The Key Lime Juice Episode



    "I saw my opportunities and I took 'em."
    A good prankster, like a corrupt Tammany Hall official—the quote above is from New York's notorious George Washington Plunkitt—must know when the moment is right. A good prank presents itself as a fleeting opportunity. The window opens, and you must leap.
     First, some background is in order: among my sons' many marvelous qualities is an enjoyment of baking, particularly the younger one. Breads, souffles, pies; a key lime pie at Thanksgiving with enough regularity—the past three, four years—that it has become a family tradition.
     It being November, and jumping the gun on the prodigals' holiday return, my wife went to buy a bottle of lime juice, a necessary ingredient for key lime pie (I suppose he could use actual key limes instead, but I try not to look a gift pie in the ... wherever you'd look a gift pie. The crust perhaps). 
     There was a hitch in her plan, however, because Nellie & Joe's Famous Key West Lemon Juice looks very much like Nellie & Joe's Famous Key West Lime Juice (can they both be famous? I sense some commercial puffery at work here). Unpacking a bag last week, she let out an oath. She had bought lemon juice. Oh well, she said, making the best of it. When life gives you lemon juice, make lemonade.
      Last Sunday she returned to Sunset to try again. I stayed at home, writing. When she returned, I heard the back door slam and went into the kitchen, as is my habit, to examine the haul, under the guise of helping put the groceries away. I started removing bags of fruit, cans of this and that. My wife went back to the car for more groceries. I reached into the bag and removed the bottle of lime juice.
    What would you do? Do you even see the prank there, shimmering, like a diamond in the dark? Waiting to be seized? Maybe not. Maybe you have to be of my frame of mind.  I hurried to the refrigerator, removed the lemon juice purchased the week before, replaced it with the lime juice, and put the lemon juice in the bag. It would have been better had I left it, but I was thinking on the fly. Assembling my face into a neutral mask of tedium, I continued removing food items—Cheerios, frozen vegetables—as she returned.

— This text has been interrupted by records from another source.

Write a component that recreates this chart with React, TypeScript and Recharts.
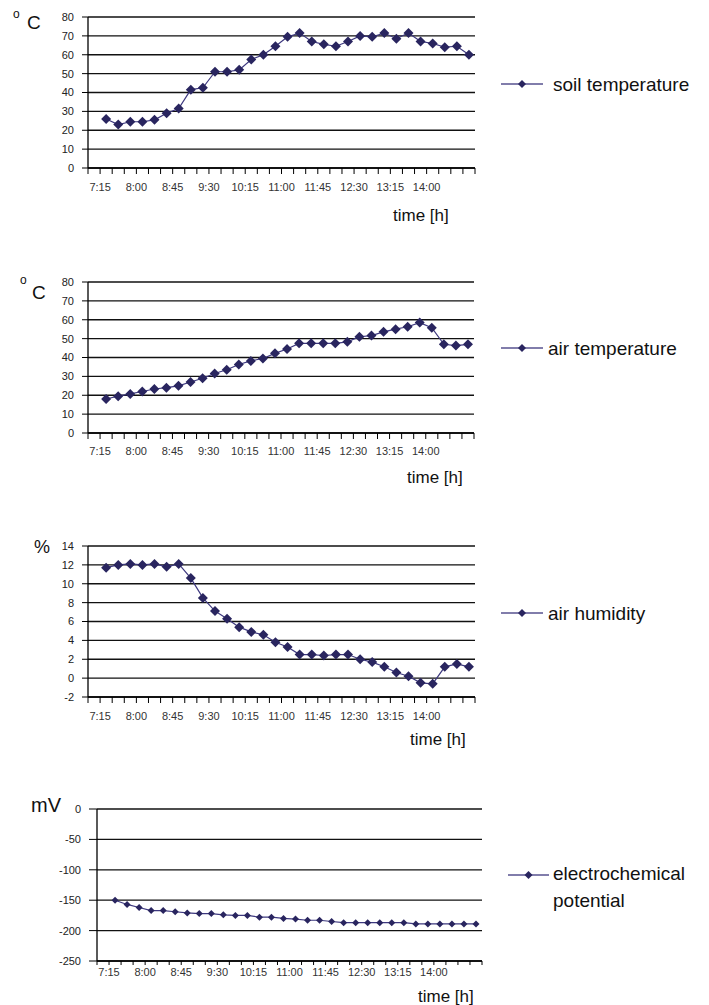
import React from 'react';
import { LineChart, Line, XAxis, YAxis, CartesianGrid } from 'recharts';

// one slot every 15 minutes, first slot has no reading
const timeSlots = [
  '7:00', '7:15', '7:30', '7:45', '8:00', '8:15', '8:30', '8:45',
  '9:00', '9:15', '9:30', '9:45', '10:00', '10:15', '10:30', '10:45',
  '11:00', '11:15', '11:30', '11:45', '12:00', '12:15', '12:30', '12:45',
  '13:00', '13:15', '13:30', '13:45', '14:00', '14:15', '14:30', '14:45',
];
const shownTimes = ['7:15', '8:00', '8:45', '9:30', '10:15', '11:00', '11:45', '12:30', '13:15', '14:00'];

const soilTemp = [26, 23, 24.5, 24.5, 25.5, 29, 31.5, 41.5, 42.5, 51, 51, 52, 57.5, 60, 64.5, 69.5, 71.5, 67, 65.5, 64.5, 67, 70, 69.5, 71.5, 68.5, 71.5, 67, 66, 64, 64.5, 60];
const airTemp = [18, 19.5, 20.7, 22, 23.3, 24, 25, 27, 29, 31.5, 33.5, 36.3, 38.2, 39.5, 42.2, 44.5, 47.5, 47.5, 47.5, 47.5, 48.3, 51, 51.6, 53.6, 55, 56.3, 58.5, 55.8, 47, 46.3, 47];
const airHumidity = [11.7, 12, 12.1, 12, 12.1, 11.8, 12.1, 10.6, 8.5, 7.1, 6.3, 5.4, 4.9, 4.6, 3.8, 3.3, 2.5, 2.5, 2.4, 2.5, 2.5, 2.0, 1.7, 1.2, 0.6, 0.2, -0.5, -0.6, 1.2, 1.5, 1.2];
const potential = [-150, -157, -162, -167, -167, -169, -171, -172, -172, -174, -175, -175, -178, -178, -180, -181, -183, -183, -185, -187, -187, -187, -187, -187, -187, -189, -189, -189, -189, -189, -189];

const tempTicks = [0, 10, 20, 30, 40, 50, 60, 70, 80];
const humidityTicks = [-2, 0, 2, 4, 6, 8, 10, 12, 14];
const potentialTicks = [-250, -200, -150, -100, -50, 0];

const buildData = (values: number[]) =>
  timeSlots.map((time, i) => ({ time, value: i === 0 ? null : values[i - 1] }));

const FONT = '"Liberation Sans", Arial, sans-serif';
const LINE = '#3d387f';
const MARK = '#29255f';

const Diamond = ({ cx, cy, r }: any) => {
  if (cx == null || cy == null || isNaN(cy)) return null;
  return <polygon points={`${cx},${cy - r} ${cx + r},${cy} ${cx},${cy + r} ${cx - r},${cy}`} fill={MARK} />;
};

const XTick = (props: any) => {
  const { x, y, payload, index, bandHalf, labelDy, tickLen } = props;
  const half = payload && payload.offset ? payload.offset : bandHalf;
  const bx = x - half;
  const isLast = index === timeSlots.length - 1;
  return (
    <g>
      <line x1={bx} y1={y} x2={bx} y2={y + tickLen} stroke="#000" />
      {isLast && <line x1={x + half} y1={y} x2={x + half} y2={y + tickLen} stroke="#000" />}
      {shownTimes.includes(payload.value) && (
        <text x={bx} y={y + labelDy} textAnchor="middle" fontSize={11} fill="#333" fontFamily={FONT}>
          {payload.value}
        </text>
      )}
    </g>
  );
};

type PanelProps = {
  top: number;
  values: number[];
  domain: [number, number];
  ticks: number[];
  yWidth: number;
  right: number;
  plotHeight: number;
  labelDy: number;
  tickLen: number;
  markR: number;
  yTickSize: number;
};

const WIDTH = 490;
const MT = 10;
const XH = 40;

const Panel = ({ top, values, domain, ticks, yWidth, right, plotHeight, labelDy, tickLen, markR, yTickSize }: PanelProps) => {
  const data = buildData(values);
  const bandHalf = (WIDTH - yWidth - right) / timeSlots.length / 2;
  return (
    <div style={{ position: 'absolute', left: 0, top }}>
      <LineChart width={WIDTH} height={MT + plotHeight + XH} data={data} margin={{ top: MT, right, bottom: 0, left: 0 }}>
        <CartesianGrid vertical={false} stroke="#111" strokeWidth={1.3} />
        <XAxis
          dataKey="time"
          scale="band"
          interval={0}
          height={XH}
          tickSize={0}
          tickMargin={0}
          tickLine={false}
          axisLine={{ stroke: '#000', strokeWidth: 1.3 }}
          tick={(p: any) => <XTick {...p} bandHalf={bandHalf} labelDy={labelDy} tickLen={tickLen} />}
        />
        <XAxis xAxisId="top" dataKey="time" orientation="top" height={0} tick={false} tickLine={false} axisLine={{ stroke: '#999' }} />
        <YAxis
          domain={domain}
          ticks={ticks}
          width={yWidth}
          interval={0}
          tickSize={yTickSize}
          tickMargin={8}
          tickLine={{ stroke: '#000' }}
          axisLine={{ stroke: '#000', strokeWidth: 1.3 }}
          tick={{ fontSize: 11, fill: '#222', fontFamily: FONT }}
        />
        <YAxis yAxisId="right" orientation="right" width={0} tick={false} tickLine={false} axisLine={{ stroke: '#999' }} />
        <Line
          type="linear"
          dataKey="value"
          stroke={LINE}
          strokeWidth={1.2}
          isAnimationActive={false}
          dot={(p: any) => <Diamond key={`d-${p.index}`} cx={p.cx} cy={p.cy} r={markR} />}
          activeDot={false}
        />
      </LineChart>
    </div>
  );
};

const LegendIcon = ({ width }: { width: number }) => (
  <svg width={width} height={14} style={{ display: 'block' }}>
    <line x1={0} y1={7} x2={width} y2={7} stroke="#57528f" strokeWidth={1.6} />
    <polygon points={`${width / 2},3 ${width / 2 + 4},7 ${width / 2},11 ${width / 2 - 4},7`} fill={MARK} />
  </svg>
);

const abs = (left: number, top: number, extra: React.CSSProperties = {}): React.CSSProperties => ({
  position: 'absolute', left, top, lineHeight: 1, whiteSpace: 'nowrap', color: '#111', ...extra,
});

export default function App() {
  return (
    <div style={{ position: 'relative', width: 709, height: 1005, background: '#fff', fontFamily: FONT }}>
      <style>{'body{margin:0}'}</style>

      {/* soil temperature */}
      <span style={abs(13, 8, { fontSize: 12 })}>o</span>
      <span style={abs(27, 13, { fontSize: 19 })}>C</span>
      <Panel top={7} values={soilTemp} domain={[0, 80]} ticks={tempTicks} yWidth={88} right={15} plotHeight={151} labelDy={23} tickLen={6} markR={5} yTickSize={6} />
      <span style={abs(393, 207, { fontSize: 17 })}>time [h]</span>
      <div style={abs(501, 73, { display: 'flex', alignItems: 'center', height: 22 })}>
        <LegendIcon width={42} />
        <span style={{ marginLeft: 10, fontSize: 19 }}>soil temperature</span>
      </div>

      {/* air temperature */}
      <span style={abs(20, 274, { fontSize: 12 })}>o</span>
      <span style={abs(32, 283, { fontSize: 19 })}>C</span>
      <Panel top={272} values={airTemp} domain={[0, 80]} ticks={tempTicks} yWidth={88} right={16} plotHeight={151} labelDy={22} tickLen={6} markR={5} yTickSize={6} />
      <span style={abs(407, 469, { fontSize: 17 })}>time [h]</span>
      <div style={abs(501, 337, { display: 'flex', alignItems: 'center', height: 22 })}>
        <LegendIcon width={42} />
        <span style={{ marginLeft: 5, fontSize: 19 }}>air temperature</span>
      </div>

      {/* air humidity */}
      <span style={abs(34, 538, { fontSize: 18 })}>%</span>
      <Panel top={536} values={airHumidity} domain={[-2, 14]} ticks={humidityTicks} yWidth={88} right={15} plotHeight={151} labelDy={23} tickLen={6} markR={5} yTickSize={6} />
      <span style={abs(410, 731, { fontSize: 17 })}>time [h]</span>
      <div style={abs(501, 602, { display: 'flex', alignItems: 'center', height: 22 })}>
        <LegendIcon width={42} />
        <span style={{ marginLeft: 5, fontSize: 19 }}>air humidity</span>
      </div>

      {/* electrochemical potential */}
      <span style={abs(31, 795, { fontSize: 20 })}>mV</span>
      <Panel top={799} values={potential} domain={[-250, 0]} ticks={potentialTicks} yWidth={97} right={8} plotHeight={152} labelDy={15} tickLen={4} markR={3.5} yTickSize={8} />
      <span style={abs(418, 988, { fontSize: 17 })}>time [h]</span>
      <div style={abs(508, 868)}>
        <LegendIcon width={41} />
      </div>
      <div style={abs(553, 860, { fontSize: 19, lineHeight: '27px' })}>
        electrochemical
        <br />
        potential
      </div>
    </div>
  );
}
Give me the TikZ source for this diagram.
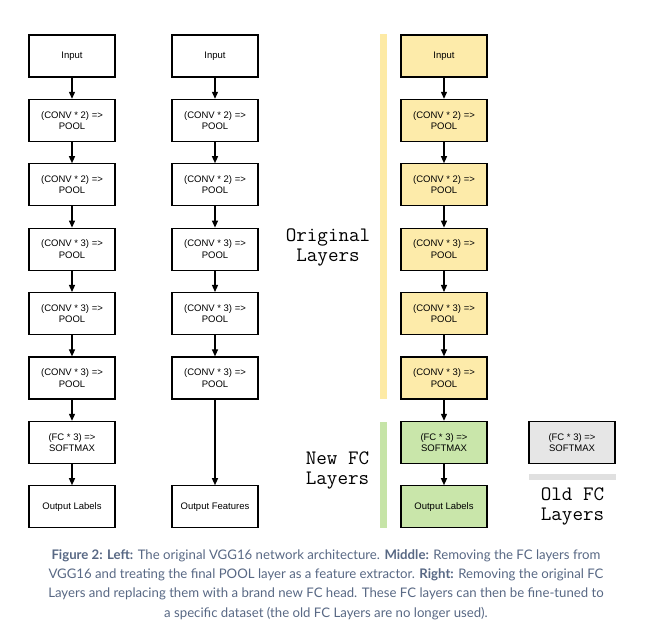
\documentclass[tikz,border=0pt]{standalone}
\usepackage{fontspec}
\setmainfont{Liberation Sans}
\newfontfamily\boxfont{Liberation Sans}
\newfontfamily\monofont{Latin Modern Mono}
\newfontfamily\capfont{Lato}
\usetikzlibrary{arrows.meta}
\definecolor{yelfill}{RGB}{253,235,170}
\definecolor{yelbar}{RGB}{253,234,165}
\definecolor{grnfill}{RGB}{201,230,170}
\definecolor{grnbar}{RGB}{198,228,167}
\definecolor{greyfill}{RGB}{230,230,230}
\definecolor{greybar}{RGB}{224,224,224}
\definecolor{captext}{RGB}{88,104,132}
\tikzset{
  layerbox/.style={draw=black, line width=1.2pt, rectangle, minimum width=86pt, minimum height=42pt, inner sep=0pt, align=center, font=\boxfont\fontsize{9.5}{11.5}\selectfont},
  yelbox/.style={layerbox, fill=yelfill},
  grnbox/.style={layerbox, fill=grnfill},
  greybox/.style={layerbox, fill=greyfill},
  flow/.style={draw=black, line width=1.2pt, -{Triangle[width=6pt,length=7pt]}},
  sidelabel/.style={align=center, inner sep=0pt, font=\monofont\fontsize{20.5}{20}\selectfont},
}
\begin{document}
\begin{tikzpicture}[x=1pt,y=-1pt]
\useasboundingbox (0,0) rectangle (648,636);
% column 1
\node[layerbox] (a1) at (72,56) {Input};
\node[layerbox] (a2) at (72,120.4) {(CONV * 2) =>\\POOL};
\node[layerbox] (a3) at (72,184.8) {(CONV * 2) =>\\POOL};
\node[layerbox] (a4) at (72,249.2) {(CONV * 3) =>\\POOL};
\node[layerbox] (a5) at (72,313.6) {(CONV * 3) =>\\POOL};
\node[layerbox] (a6) at (72,378) {(CONV * 3) =>\\POOL};
\node[layerbox] (a7) at (72,442.4) {(FC * 3) =>\\SOFTMAX};
\node[layerbox] (a8) at (72,506.8) {Output Labels};
\foreach \i/\j in {1/2,2/3,3/4,4/5,5/6,6/7,7/8} \draw[flow] (a\i) -- (a\j);
% column 2
\node[layerbox] (b1) at (215,56) {Input};
\node[layerbox] (b2) at (215,120.4) {(CONV * 2) =>\\POOL};
\node[layerbox] (b3) at (215,184.8) {(CONV * 2) =>\\POOL};
\node[layerbox] (b4) at (215,249.2) {(CONV * 3) =>\\POOL};
\node[layerbox] (b5) at (215,313.6) {(CONV * 3) =>\\POOL};
\node[layerbox] (b6) at (215,378) {(CONV * 3) =>\\POOL};
\node[layerbox] (b8) at (215,506.8) {Output Features};
\foreach \i/\j in {1/2,2/3,3/4,4/5,5/6,6/8} \draw[flow] (b\i) -- (b\j);
% column 3
\node[yelbox] (c1) at (444,56) {Input};
\node[yelbox] (c2) at (444,120.4) {(CONV * 2) =>\\POOL};
\node[yelbox] (c3) at (444,184.8) {(CONV * 2) =>\\POOL};
\node[yelbox] (c4) at (444,249.2) {(CONV * 3) =>\\POOL};
\node[yelbox] (c5) at (444,313.6) {(CONV * 3) =>\\POOL};
\node[yelbox] (c6) at (444,378) {(CONV * 3) =>\\POOL};
\node[grnbox] (c7) at (444,442.4) {(FC * 3) =>\\SOFTMAX};
\node[grnbox] (c8) at (444,506.8) {Output Labels};
\foreach \i/\j in {1/2,2/3,3/4,4/5,5/6,6/7,7/8} \draw[flow] (c\i) -- (c\j);
% old FC
\node[greybox] (d7) at (572,442.4) {(FC * 3) =>\\SOFTMAX};
\fill[greybar] (529,474) rectangle (615.5,480);
% side bars
\fill[yelbar] (380,34) rectangle (386.5,399);
\fill[grnbar] (380,422) rectangle (386.5,528);
% side labels (anchored at the baseline of the last line)
\node[sidelabel, anchor=base] (lorig) at (328,262) {Original\\Layers};
\node[sidelabel, anchor=base] (lnew) at (337.5,484.5) {New FC\\Layers};
\node[sidelabel, anchor=base] (lold) at (572.5,520.5) {Old FC\\Layers};
% caption
\node[align=center, inner sep=0pt, text=captext, font=\capfont\fontsize{13.2}{19.2}\selectfont, anchor=base] (cap) at (326,617)
{\textbf{Figure 2: Left:} The original VGG16 network architecture. \textbf{Middle:} Removing the FC layers from\\
VGG16 and treating the final POOL layer as a feature extractor. \textbf{Right:} Removing the original FC\\
Layers and replacing them with a brand new FC head. These FC layers can then be fine-tuned to\\
a specific dataset (the old FC Layers are no longer used).};
\end{tikzpicture}
\end{document}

     She bustled a bit, I waited until the exact moment, as her attention swung in my direction, to remove the bottle and cast it an idle glance, then a second one, surprised this time.
    "I thought you were getting lime juice," I said, turning the label to her.
    The next three seconds I will shield from the public record. She was not happy, so vigorously irked that I immediately revealed the prank. And here is the second important skill for the prankster: know your audience. She laughed, sincerely, and admitted that I had gotten her, and this was in keeping with my fine tradition. Not every wife would feel that way. She wouldn't always feel that way. But my timing, again, was perfect, so much so that she brought up one of the foundational stories of our relationship.
      For a few years, while we were dating, I drove a cool white Volvo P1800. In the trunk was a steel thermos that had been rattling around there for as long as I knew my wife-to-be. Months, if not years. She eventually, in that female imperative toward rational living, urged me to take the thermos out of the trunk.
      One day, when she said that, I said, "Okay" and took the thermos into the kitchen to be cleaned. But first, I unscrewed the top, poured a steaming cup and took a sip, while she gawped in shock.
    "It's still hot!" I marveled. 
    Earlier that morning, unbeknownst to her, I had removed the thermos, cleaned it, poured in fresh coffee and returned it to the trunk. Worked like a charm. No column or book I've written impressed her as much as that prank. 
     Life doesn't always deliver the surprise and amazement we wish it would. Sometimes we have to help it along, seizing our opportunities as they present themselves.


The 2017 effort, middle pie, back row.